On the other hand, The Eagle Huntress is identified by Sony Pictures Classics as a documentary. The Producers Guild of America has shortlisted the film for its documentary award. Last year’s PGA winner, Amy, went on to win the Oscar for Best Documentary. Re-enaction and editorialising are valuable tools for storytelling, but they are not more valuable than the truth. 

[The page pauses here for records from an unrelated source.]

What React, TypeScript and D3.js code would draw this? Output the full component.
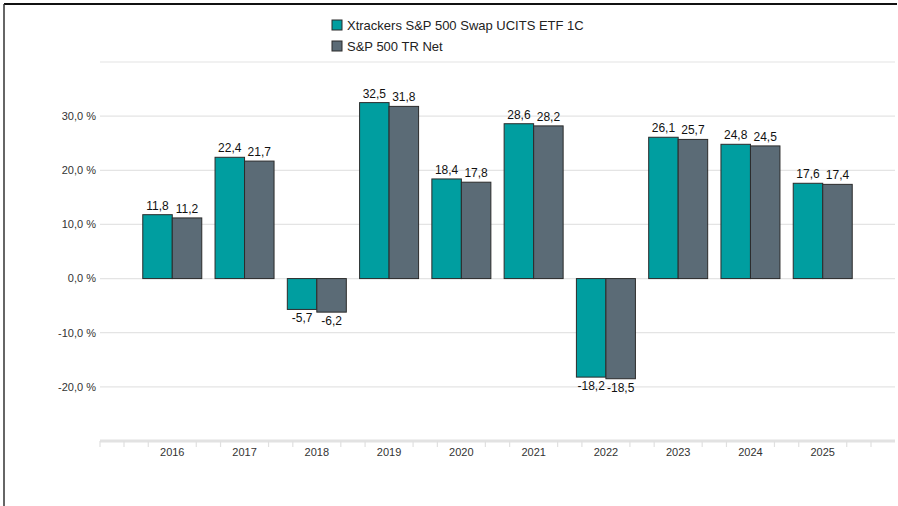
import React from "react"
import * as d3 from "d3"

const years = ["2016", "2017", "2018", "2019", "2020", "2021", "2022", "2023", "2024", "2025"]
const fundValues = [11.8, 22.4, -5.7, 32.5, 18.4, 28.6, -18.2, 26.1, 24.8, 17.6]
const indexValues = [11.2, 21.7, -6.2, 31.8, 17.8, 28.2, -18.5, 25.7, 24.5, 17.4]
const seriesNames = ["Xtrackers S&P 500 Swap UCITS ETF 1C", "S&P 500 TR Net"]
const seriesColors = ["#009ea0", "#5b6b76"]
const labelledTicks = [30, 20, 10, 0, -10, -20]
const gridTicks = [40, 30, 20, 10, 0, -10, -20]

const width = 898
const height = 506
const left = 100
const right = 895
const top = 62
const bottom = 441

export default function App() {
  // empty slots at both ends so the years sit one step in from the axis ends
  const slots = ["_start", ...years, "_end"]
  const x = d3.scalePoint<string>().domain(slots).range([left, right])
  const y = d3.scaleLinear().domain([-30, 40]).range([bottom, top])
  const barW = 29.5
  const fmt = (v: number) => v.toFixed(1).replace(".", ",")
  const series = [fundValues, indexValues]

  return (
    <svg
      width={width}
      height={height}
      style={{ position: "absolute", left: 0, top: 0, fontFamily: "Liberation Sans, Arial, sans-serif" }}
    >
      <rect width={width} height={height} fill="#fff" />
      <line x1={4} x2={897} y1={4} y2={4} stroke="#111" strokeWidth={2} />
      <line x1={4} x2={4} y1={4} y2={height} stroke="#333" strokeWidth={1.5} />

      {gridTicks.map((t) => (
        <line key={t} x1={left} x2={right} y1={y(t)} y2={y(t)} stroke="#e4e4e4" strokeWidth={1.2} />
      ))}
      {labelledTicks.map((t) => (
        <text key={t} x={96} y={y(t)} dy="0.35em" textAnchor="end" fontSize={11} fill="#333">
          {fmt(t) + " %"}
        </text>
      ))}

      <line x1={left} x2={right} y1={bottom} y2={bottom} stroke="#e2e2e2" strokeWidth={3} />
      {slots.map((s) =>
        [-24, 24].map((o) => {
          const tx = (x(s) as number) + o
          if (tx < left - 1 || tx > right + 1) return null
          return <line key={s + o} x1={tx} x2={tx} y1={bottom} y2={bottom + 6} stroke="#e0e0e0" strokeWidth={1.2} />
        })
      )}
      <line x1={left} x2={left} y1={bottom} y2={bottom + 6} stroke="#e0e0e0" strokeWidth={1.2} />
      {years.map((yr) => (
        <text key={yr} x={x(yr)} y={bottom + 11} dy="0.35em" textAnchor="middle" fontSize={11} fill="#333">
          {yr}
        </text>
      ))}

      {series.map((vals, si) =>
        vals.map((v, i) => {
          const cx = (x(years[i]) as number) + (si === 0 ? -barW : 0)
          const y0 = y(0)
          const yv = y(v)
          return (
            <g key={si + "-" + i}>
              <rect
                x={cx}
                y={Math.min(y0, yv)}
                width={barW}
                height={Math.abs(yv - y0)}
                fill={seriesColors[si]}
                stroke="#2b2b2b"
                strokeWidth={1}
              />
              <text
                x={cx + barW / 2}
                y={v >= 0 ? yv - 5 : yv + 13}
                textAnchor="middle"
                fontSize={12}
                fill="#111"
              >
                {fmt(v)}
              </text>
            </g>
          )
        })
      )}

      {seriesNames.map((n, i) => (
        <g key={n} transform={`translate(332,${20 + i * 21})`}>
          <rect width={10} height={10} fill={seriesColors[i]} stroke="#2b2b2b" strokeWidth={1} />
          <text x={15} y={5} dy="0.35em" fontSize={13} fill="#222">
            {n}
          </text>
        </g>
      ))}
    </svg>
  )
}
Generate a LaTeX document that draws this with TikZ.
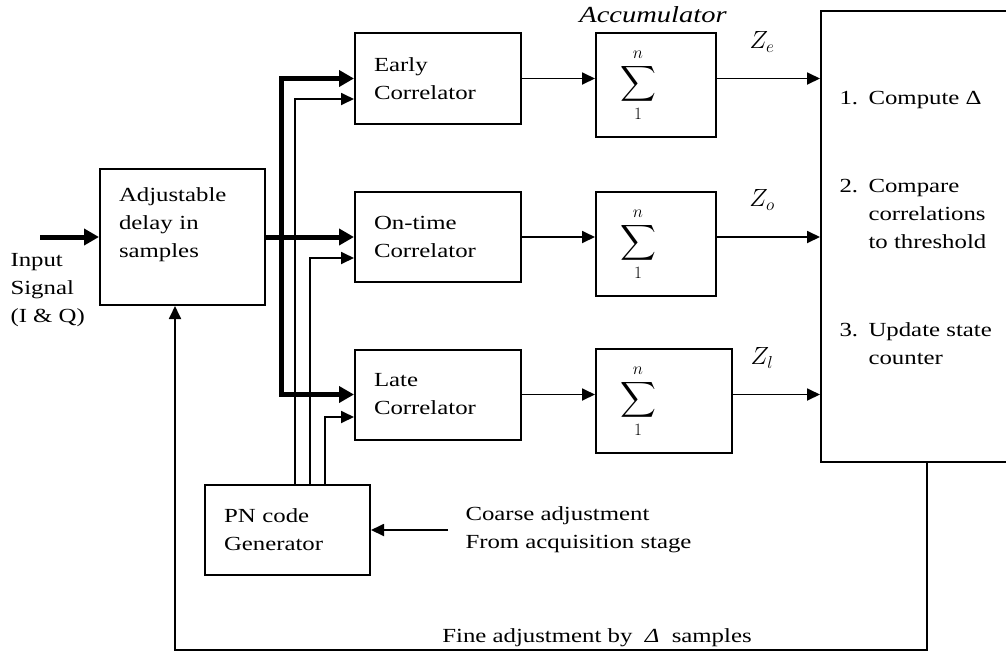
\documentclass[tikz,border=0pt]{standalone}
\usepackage{amsmath}
\usepackage{fontspec}
\setmainfont{Liberation Serif}[FakeStretch=1.24]
\usetikzlibrary{arrows.meta}

\begin{document}
\begin{tikzpicture}[x=1pt,y=-1pt,
	font=\fontsize{20}{28}\selectfont,
	box/.style={draw,line width=2pt,align=left,inner xsep=19pt},
	arr/.style={line width=1.8pt,-{Triangle[length=13pt,width=12pt]}},
	thickarr/.style={line width=5pt,-{Triangle[length=15pt,width=16pt]}},
	big/.style={font=\fontsize{26}{30}\selectfont}]
	\useasboundingbox (0,0) rectangle (1006,654);
	\clip (0,0) rectangle (1006,654);

	\node[box,text width=127pt,minimum height=136pt] (delay) at (182.5,237) {Adjustable\\delay in\\samples\\\mbox{}};
	\node[box,text width=128pt,minimum height=91pt] (early) at (438,78.5) {Early\\Correlator};
	\node[box,text width=128pt,minimum height=90pt] (ontime) at (438,237) {On-time\\Correlator};
	\node[box,text width=128pt,minimum height=90pt] (late) at (438,394.5) {Late\\Correlator};
	\node[box,text width=127pt,minimum height=90pt] (pn) at (287.5,530) {PN code\\Generator};

	\node[box,big,inner xsep=24pt,text width=72pt,minimum height=104pt] (acce) at (656,85) {$\displaystyle\sum_{\rule{0pt}{9pt}1}^{n\rule[-3pt]{0pt}{0pt}}$};
	\node[box,big,inner xsep=24pt,text width=72pt,minimum height=104pt] (acco) at (656,244) {$\displaystyle\sum_{\rule{0pt}{9pt}1}^{n\rule[-3pt]{0pt}{0pt}}$};
	\node[box,big,inner xsep=24pt,text width=88pt,minimum height=104pt] (accl) at (664,401) {$\displaystyle\sum_{\rule{0pt}{9pt}1}^{n\rule[-3pt]{0pt}{0pt}}$};
	\node[font=\fontsize{23}{28}\selectfont\itshape] (acclabel) at (653,15) {Accumulator};

	\node[box,minimum width=199pt,minimum height=451pt] (ctrl) at (920.5,236.5) {};
	\node[anchor=west] (step1) at (836,100) {\makebox[29pt][l]{1.}Compute Δ};
	\node[anchor=west,align=left] (step2) at (836,214) {\makebox[29pt][l]{2.}Compare\\\hspace*{29pt}correlations\\\hspace*{29pt}to threshold};
	\node[anchor=west,align=left] (step3) at (836,344) {\makebox[29pt][l]{3.}Update state\\\hspace*{29pt}counter};

	\node[big] (ze) at (762,42) {$Z_e$};
	\node[big] (zo) at (762,200) {$Z_o$};
	\node[big] (zl) at (762,358) {$Z_l$};

	\node[anchor=west,align=left] (input) at (7,290) {Input\\Signal\\(I \& Q)};
	\node[anchor=west,align=left] (coarse) at (462,530) {Coarse adjustment\\From acquisition stage};
	\node[anchor=base] (fine) at (597,642) {Fine adjustment by \ \textit{Δ} \ samples};

	\coordinate (in) at (40,237);
	\coordinate (split) at (281,237);
	\coordinate (fbr) at (927,650);
	\coordinate (fbl) at (175,650);

	% signal paths
	\draw[thickarr] (in) -- (delay.west);
	\draw[thickarr] (delay.east) -- (ontime.west);
	\draw[thickarr,{Triangle[length=15pt,width=16pt]}-{Triangle[length=15pt,width=16pt]}] (early.west) -| (split) |- (late.west);

	% code replicas
	\draw[arr] ([xshift=7.5pt]pn.north) |- ([yshift=-20.5pt]early.west);
	\draw[arr] ([xshift=22.5pt]pn.north) |- ([yshift=-21pt]ontime.west);
	\draw[arr] ([xshift=37.5pt]pn.north) |- ([yshift=-22.5pt]late.west);
	\draw[arr] ([xshift=-14pt]coarse.west) -- (pn.east);

	\draw[arr] (early.east) -- (early.east -| acce.west);
	\draw[arr] (ontime.east) -- (ontime.east -| acco.west);
	\draw[arr] (late.east) -- (late.east -| accl.west);
	\draw[arr] (early.east -| acce.east) -- (early.east -| ctrl.west);
	\draw[arr] (ontime.east -| acco.east) -- (ontime.east -| ctrl.west);
	\draw[arr] (late.east -| accl.east) -- (late.east -| ctrl.west);

	% feedback
	\draw[arr] (ctrl.south -| fbr) -- (fbr) -- (fbl) -- (fbl |- delay.south);
\end{tikzpicture}
\end{document}
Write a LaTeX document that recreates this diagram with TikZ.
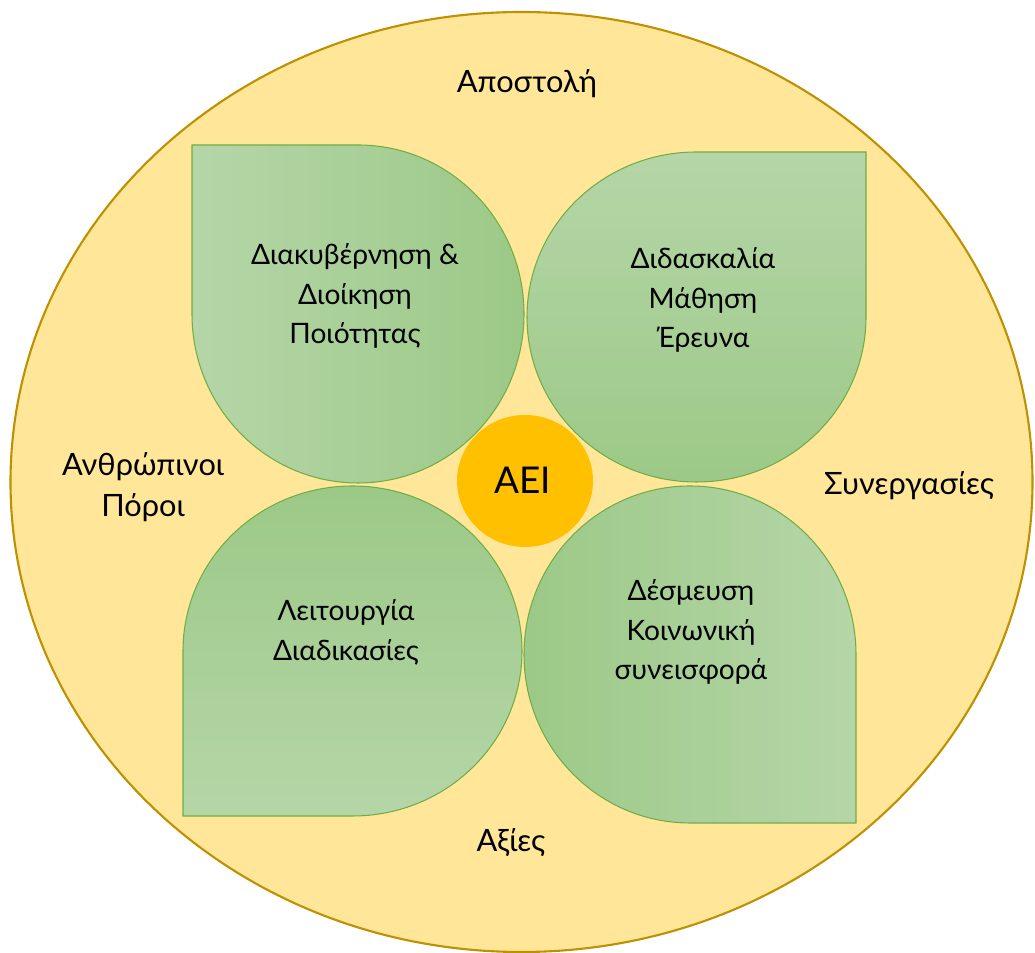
\documentclass[tikz,border=0pt]{standalone}
\usepackage{fontspec}
\setmainfont{Lato}
\definecolor{ringfill}{HTML}{FFE699}
\definecolor{ringline}{HTML}{BF9000}
\definecolor{coregold}{HTML}{FFC000}
\definecolor{leaflight}{HTML}{B5D6A8}
\definecolor{leafdark}{HTML}{9CC987}
\definecolor{leafline}{HTML}{70AD47}
\tikzset{
  ring/.style={fill=ringfill, draw=ringline, line width=1.2pt},
  leaf/.style={draw=leafline, line width=0.6pt},
  core/.style={fill=coregold},
  outer/.style={font=\fontsize{17.5}{23.2}\selectfont, align=center, inner sep=0pt},
  inner/.style={font=\fontsize{16}{22.7}\selectfont, align=center, inner sep=0pt},
}
\begin{document}
\begin{tikzpicture}[x=0.02cm, y=0.02cm]
      \useasboundingbox (0,0) rectangle (1035,953);
      \draw[ring] (521.5,471) ellipse [x radius=511, y radius=470];
      % four leaves, sharp corner outwards
      \draw[leaf, left color=leaflight, right color=leafdark]
        (192,808) -- (358,808) arc[start angle=90, end angle=-180, x radius=166, y radius=169] -- cycle;
      \draw[leaf, top color=leaflight, bottom color=leafdark]
        (866,801) -- (866,636) arc[start angle=0, end angle=-270, x radius=169.5, y radius=165] -- cycle;
      \draw[leaf, top color=leafdark, bottom color=leaflight]
        (183,137) -- (183,302) arc[start angle=180, end angle=-90, x radius=169.5, y radius=165] -- cycle;
      \draw[leaf, left color=leafdark, right color=leaflight]
        (856,130) -- (690,130) arc[start angle=-90, end angle=-360, x radius=166, y radius=168.5] -- cycle;
      \fill[core] (525,472) ellipse [x radius=68, y radius=66];
      \path
        (527,860) node[outer, anchor=base] (mission){Αποστολή}
        (143,466) node[outer] (people){Ανθρώπινοι\\Πόροι}
        (909,458) node[outer, anchor=base] (partners){Συνεργασίες}
        (511,101) node[outer, anchor=base] (values){Αξίες}
        (523,459) node[outer, anchor=base, font=\fontsize{21}{25}\selectfont] (aei){ΑΕΙ}
        (355,657) node[inner] (govern){Διακυβέρνηση \&\\Διοίκηση\\Ποιότητας}
        (703,653) node[inner] (teach){Διδασκαλία\\Μάθηση\\Έρευνα}
        (346,321) node[inner] (operate){Λειτουργία\\Διαδικασίες}
        (691,321) node[inner] (engage){Δέσμευση\\Κοινωνική\\συνεισφορά};
    \end{tikzpicture}
\end{document}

By portraying Mongolian Kazakh society as one in which women are largely not free to hunt, The Eagle Huntress does a disservice to the fascinating people that are its subject. It encourages the audience to imagine that the country with all the cameras and drones and cinemas is the more advanced society, and the country being filmed is a regressive patriarchy. A glance at the top Google results for the film – among them a Daily Mail article which dribbles that Daisy Ridley flashes a hint of cleavage in plunging black dress at premiere of her documentary The Eagle Huntress ­– is enough to confirm that the opposite is true. 

Verdict: if you have a 13-year-old, take them to see The Eagle Huntress. Just make sure you ruin it for them afterwards, with facts.

The Eagle Huntress is on general release from Fri 16 December.